U.S. Sanctions Iran's Persian Gulf Authority Amid Maritime Tensions
The United States has sanctioned Iran's Persian Gulf Strait Authority, accusing it of extorting commercial vessels in the Strait of Hormuz and funneling funds to the IRGC. This move, part of the U.S.'s 'Economic Fury' campaign, aims to increase pressure on Iran amidst ongoing regional tensions.
The United States, escalating its pressure on Iran, announced sanctions on Iran's Persian Gulf Strait Authority (PGSA) on Wednesday, accusing the regime of extorting commercial ships in the Strait of Hormuz and funneling the revenue to the Islamic Revolutionary Guard Corps (IRGC).
This action, declared by the Treasury Department's Office of Foreign Assets Control, places the PGSA on the Specially Designated Nationals list, intensifying President Trump's 'Economic Fury' strategy against Tehran amid rising regional tensions. The U.S. accuses PGSA of imposing illegitimate tolls on maritime trade, with Treasury Secretary Scott Bessent labeling the authority's activities as a desperate cash-grab in response to these economic pressures.

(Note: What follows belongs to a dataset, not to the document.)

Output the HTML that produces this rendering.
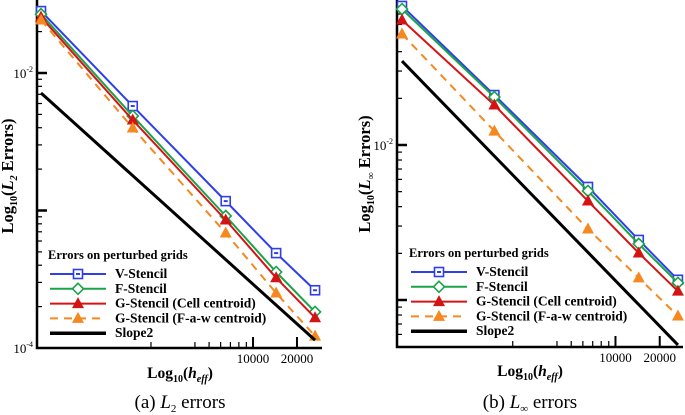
<!DOCTYPE html>
<html><head><meta charset="utf-8">
<style>
html,body{margin:0;padding:0;background:#fff;}
svg{display:block;font-family:"Liberation Serif","DejaVu Serif",serif;}
</style></head>
<body>
<svg id="chart" width="685" height="415" viewBox="0 0 685 415" xmlns="http://www.w3.org/2000/svg"></svg>
<script>
// ---- data ----
const hEff = [353, 1500, 6500, 14400, 26600];
const seriesNames = ["V-Stencil", "F-Stencil", "G-Stencil (Cell centroid)", "G-Stencil (F-a-w centroid)", "Slope2"];
const l2V = [0.0282, 0.00575, 0.00117, 0.00049, 0.000263];
const l2F = [0.0268, 0.00487, 0.000912, 0.000357, 0.000183];
const l2Gc = [0.0255, 0.00455, 0.000853, 0.000324, 0.000166];
const l2Gf = [0.0243, 0.00398, 0.000686, 0.000251, 0.000122];
const l2Slope = [0.00716, 0.000114];
const liV = [0.0789, 0.021, 0.00536, 0.00244, 0.00135];
const liF = [0.0753, 0.0204, 0.00505, 0.0023, 0.00129];
const liGc = [0.064, 0.0181, 0.00435, 0.00201, 0.00114];
const liGf = [0.052, 0.0123, 0.00287, 0.00139, 0.000789];
const liSlope = [0.0348, 0.000513];
const xTickLabels = [10000, 20000];
const xMinorTicks = [2000, 4000, 5000, 6000, 7000, 8000, 9000];

const NS = "http://www.w3.org/2000/svg";
const svg = document.getElementById("chart");
function mk(tag, attrs, parent) {
  const e = document.createElementNS(NS, tag);
  for (const k in attrs) e.setAttribute(k, attrs[k]);
  (parent || svg).appendChild(e);
  return e;
}
const colors = ["#2f3fe8", "#1aa34a", "#d41414", "#f5881f", "#000"];

function panel(cfg) {
  const g = mk("g", {});
  
  
  const lg0 = Math.log10(hEff[0]);
  const X = h => cfg.x0 + cfg.xs * (Math.log10(h) - lg0);
  const Y = v => cfg.yRef - cfg.ys * (Math.log10(v) - cfg.refExp);
  const ax = mk("path", {d:`M${cfg.axL} 0 V${cfg.axB} H${cfg.axR}`, stroke:"#000","stroke-width":2.5, fill:"none"}, g);
  
  
  for (let e = -5; e <= 0; e++) {
    for (let m = 1; m <= 9; m++) {
      const v = m * Math.pow(10, e);
      const y = Y(v);
      if (y < 1 || y > cfg.axB - 1) continue;
      const t = mk("line", {x1:cfg.axL, x2:cfg.axL + (m===1?10:5), y1:y, y2:y, stroke:"#000","stroke-width":m===1?2.5:1.2}, g);
      
      
    }
  }
  cfg.yLabels.forEach(e => {
    const t = mk("text", {x:cfg.axL - 4, y:Y(Math.pow(10,e)) + 5, "text-anchor":"end", "font-size":13}, g);
    
    
    t.textContent = "10";
    const s = mk("tspan", {dy:-6, "font-size":8}, t); s.textContent = String(e);
  });
  xMinorTicks.forEach(h => {
    const t = mk("line", {x1:X(h), x2:X(h), y1:cfg.axB, y2:cfg.axB - 6, stroke:"#000","stroke-width":1.2}, g);
    
    
  });
  xTickLabels.forEach(h => {
    const t = mk("line", {x1:X(h), x2:X(h), y1:cfg.axB, y2:cfg.axB - 11, stroke:"#000","stroke-width":2}, g);
    
    
    const l = mk("text", {x:X(h), y:cfg.axB + 15, "text-anchor":"middle", "font-size":13}, g);
    
    
    l.textContent = String(h);
  });
  const data = cfg.series;
  data.forEach((vals, i) => {
    const pts = vals.map((v, j) => `${X(hEff[j])},${Y(v)}`).join(" ");
    const pl = mk("polyline", {points:pts, fill:"none", stroke:colors[i], "stroke-width":2, "stroke-dasharray": i===3 ? "8,6" : "none"}, g);
    
    
    vals.forEach((v, j) => marker(g, i, X(hEff[j]), Y(v)));
  });
  const sp = mk("line", {x1:X(hEff[0]), y1:Y(cfg.slope[0]), x2:X(hEff[hEff.length-1]), y2:Y(cfg.slope[1]), stroke:"#000","stroke-width":3}, g);
  
  
  const lgd = mk("g", {}, g);
  
  
  const tt = mk("text", {x:cfg.lx - 2, y:cfg.ly, "font-size":12.5, "font-weight":"bold"}, lgd);
  
  
  tt.textContent = "Errors on perturbed grids";
  seriesNames.forEach((n, i) => {
    const y = cfg.ly + 19 + i * 14.8;
    const ln = mk("line", {x1:cfg.lx, x2:cfg.lx + 56, y1:y - 4, y2:y - 4, stroke:colors[i], "stroke-width":i===4?3.5:2, "stroke-dasharray": i===3 ? "8,6" : "none"}, lgd);
    
    
    if (i < 4) marker(lgd, i, cfg.lx + 28, y - 4);
    const t = mk("text", {x:cfg.lx + 65, y:y, "font-size":13.5, "font-weight":"bold"}, lgd);
    
    
    t.textContent = n;
  });
  const yt = mk("text", {transform:`translate(${cfg.ytx},${cfg.yty}) rotate(-90)`, "text-anchor":"middle", "font-size":16.5, "font-weight":"bold"}, g);
  
  
  yt.innerHTML = `Log<tspan font-size="10" dy="4">10</tspan><tspan dy="-4">(</tspan><tspan font-style="italic">L</tspan><tspan font-size="10" dy="4" font-style="italic">${cfg.sub}</tspan><tspan dy="-4"> Errors)</tspan>`;
  const xt = mk("text", {x:cfg.xtx, y:cfg.xty, "text-anchor":"middle", "font-size":15.5, "font-weight":"bold"}, g);
  
  
  xt.innerHTML = `Log<tspan font-size="10" dy="4">10</tspan><tspan dy="-4">(</tspan><tspan font-style="italic">h</tspan><tspan font-size="10" dy="4" font-style="italic">eff</tspan><tspan dy="-4">)</tspan>`;
  const cp = mk("text", {x:cfg.xtx, y:cfg.cy, "text-anchor":"middle", "font-size":19}, g);
  
  
  cp.innerHTML = `${cfg.cap} <tspan font-style="italic">L</tspan><tspan font-size="11" dy="4">${cfg.sub}</tspan><tspan dy="-4"> errors</tspan>`;
}

function marker(parent, i, x, y) {
  let m;
  if (i === 0) {
    m = mk("g", {}, parent);
    mk("rect", {x:x-4.5, y:y-4.5, width:9, height:9, fill:"#fff", stroke:colors[0], "stroke-width":1.6}, m);
    mk("rect", {x:x-2, y:y-1, width:4, height:2, fill:colors[0]}, m);
  } else if (i === 1) {
    m = mk("path", {d:`M${x} ${y-5.5} L${x+5.5} ${y} L${x} ${y+5.5} L${x-5.5} ${y} Z`, fill:"#fff", stroke:colors[1], "stroke-width":1.6}, parent);
  } else if (i === 2 || i === 3) {
    m = mk("path", {d:`M${x} ${y-6.5} L${x+6} ${y+4.5} L${x-6} ${y+4.5} Z`, fill:colors[i]}, parent);
  } else return;
  
  
}

panel({name:"l2-panel", x0:41, xs:146, yRef:73, ys:137.5, refExp:-2, axL:37, axB:348, axR:322,
  yLabels:[-2,-4], series:[l2V,l2F,l2Gc,l2Gf], slope:l2Slope, lx:50, ly:259,
  ytx:13, yty:176, xtx:180, xty:378, cy:408, sub:"2", cap:"(a)"});
panel({name:"linf-panel", x0:402, xs:147, yRef:145, ys:155, refExp:-2, axL:397, axB:347, axR:683,
  yLabels:[-2], series:[liV,liF,liGc,liGf], slope:liSlope, lx:411, ly:257,
  ytx:370, yty:174, xtx:530, xty:376, cy:408, sub:"∞", cap:"(b)"});
</script>
</body></html>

The U.S. government asserts that Economic Fury has financially constrained Iran, impacting its weapons programs and terrorist efforts. The sanctions under Executive Order 13224 target PGSA's support for the IRGC, and the latest measures extend the maximum pressure campaign against Iran's global financial networks and military expansions.
The Treasury Department warned international shippers against complying with Iranian toll demands, stating such actions could expose them to U.S. sanctions. The designated sanctions accompany the PGSA's new regulations defining control over the Strait of Hormuz, a crucial maritime route for global trade.